FRANK J. OTERI: Yeah.
MERCE CUNNINGHAM: Well, we have one misty tape of Suite. [laughs] And then the help of the mind memory and then I had some notes which I can’t find and Caroline Brown, who was in it, is helping us greatly with a lot of her memory. We’re getting it. Not entirely but we’ll have a piece. It’s a suite for dance. Pictures we have tapes and we remember, it’s closer than some people even realize. And so it works that way, but the worst thing is, you know, if you don’t have some misty video, which is the only thing you have, and some of my hastily written notes, which are impossible to decipher and then dancers’ memories, which they think are accurate, but they’re often not—but together all those, looking at photographs, you put it together and I think that between what Robert is doing and the rest, we’re getting them back the way they were. Now, they’re not the same because those are not the same dancers, but these dancers are doing those dances, these dances in the way they would do them now. Not that we’ve changed anything, but they are different dancers. That’s part of life, anyway… It almost amazes me with Swan Lake, they say this is a revival and this is exactly what it was, but the costumes are not, the décor doesn’t come from 1870.
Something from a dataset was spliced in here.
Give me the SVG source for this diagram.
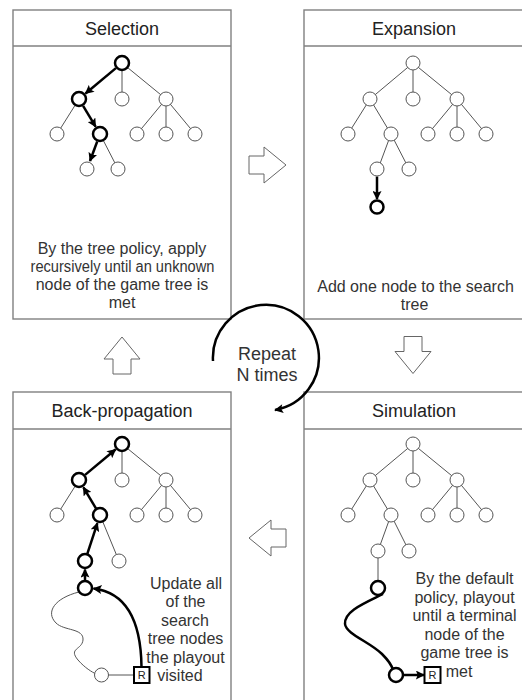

FRANK J. OTERI: I guess that’s ultimately what makes dance always the most open to the new: the fact that it is about the people that are doing it at the time.
MERCE CUNNINGHAM: That’s right, and the way they do it, the way that each person does it. Yes.
FRANK J. OTERI: This has been a wonderful afternoon, it feels like it’s July even thought it’s April.
MERCE CUNNINGHAM: Yes, but we can see the river from here!
MERCE CUNNINGHAM: Well, it’s a building, which was, of course, the Bell Telephone Laboratories, and then they moved, I guess just after the war, they moved to New Jersey and so the building was left. And so, what do you do with it? Somebody decided that it could be housing for artists. David Vaughan read about it and said maybe there would be a space we could claim, because we had to move from where we were. We came over here and I think the elevator went to the tenth floor and then we had to put on hard hats and come up here and they were constructing. But I saw immediately it could work. So we did what we had to do to change it and moved in, and we’ve been here ever since.
FRANK J. OTERI: Wow! Over 20 years?
MERCE CUNNINGHAM: Yes, I think we came in the ’70s. It was when all of this was being changed. That took years, of course, going through government officials.
FRANK J. OTERI: It’s a really unique spot, there’s a great view of the Hudson…
MERCE CUNNINGHAM: Oh, that part is wonderful. It’s changed, of course, even these buildings weren’t there so the view of downtown was really quite extraordinary with the Statue of Liberty. If you go out further you can still see it.
FRANK J. OTERI: This will be put on the Web in July, so it’s somehow appropriate.